In Ohio, presidential election won’t be swayed by wedge issues
CINCINNATI, Ohio – In this battleground state that has seen wedge issues enter into presidential politics in the past, this election year lacks such a sideshow.
In 2004, many believed a ballot measure outlawing gay marriage played an important role in helping President George W. Bush win Ohio, a bellwether state in most presidential elections. No Republican has won the White House without winning Ohio.
In a squeaker, Bush beat Massachusetts Sen. John Kerry with a 2.1 percentage point margin of victory, or 118,775 votes out of nearly 5.6 million cast. Had Kerry earned a mere 60,000 more votes here, moaned Democrats, he would have been the nation’s 44th president.
Of course, had that happened, there would have been a Democratic incumbent in 2008 instead of a wide-open race between Obama and Arizona Sen. John McCain. And who knows what kind of “Butterfly Effect” scenarios we’d be looking at today: Vice President John Edwards might be coasting toward the Democratic presidential nomination. You wouldn’t even recognize the names Bristol and Tripp!

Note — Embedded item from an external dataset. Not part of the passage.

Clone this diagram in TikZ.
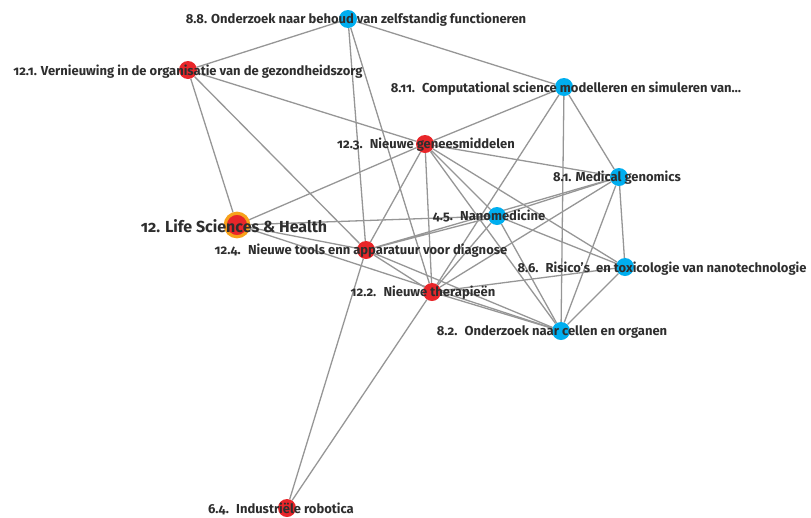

While it is has become conventional wisdom the gay marriage ban was responsible for Ohio’s unprecedented 72% turnout and Bush’s subsequent victory, it turns out neither side here fully embraces that version of events.
As Aaron Marshall of the Cleveland Plain Dealer reported Tuesday, Ohio’s GOP Chairman Bob Bennett told him the gay marriage ban was given too much credit for the Bush win, though it may have galvanized some evangelicals in Southern Ohio. Democrat Brian Rothenberg of Progress Ohio said it was Bush voters who helped the gay marriage ban to victory, “not the other way around.”
To be sure, some other swing states will be serving up polarizing ballot initiatives. In Florida, voters will decide on a constitutional amendment that would ban any public funds being used for health policies that include abortion coverage. In Colorado, they will decide whether to legalize marijuana for recreational use.
Here in Ohio, the absence of hot-button issues on this November’s ballot was not for lack of effort, Marshall reported.
“While groups are collecting signatures in Ohio for issues that could add spice to future elections — a medical marijuana question, an amendment declaring a fertilized egg a person and a repeal of the state’s ban on gay marriage — none made it off the launching pad for this year’s ballot,” he wrote.
Here in the Buckeye state, former Massachusetts Gov. Mitt Romney and President Obama will have to rely on their get-out-the-vote operations, and, of course, unrestrained advertising spending by outside groups. What promises to be an unparalleled blitz of political ads already has begun.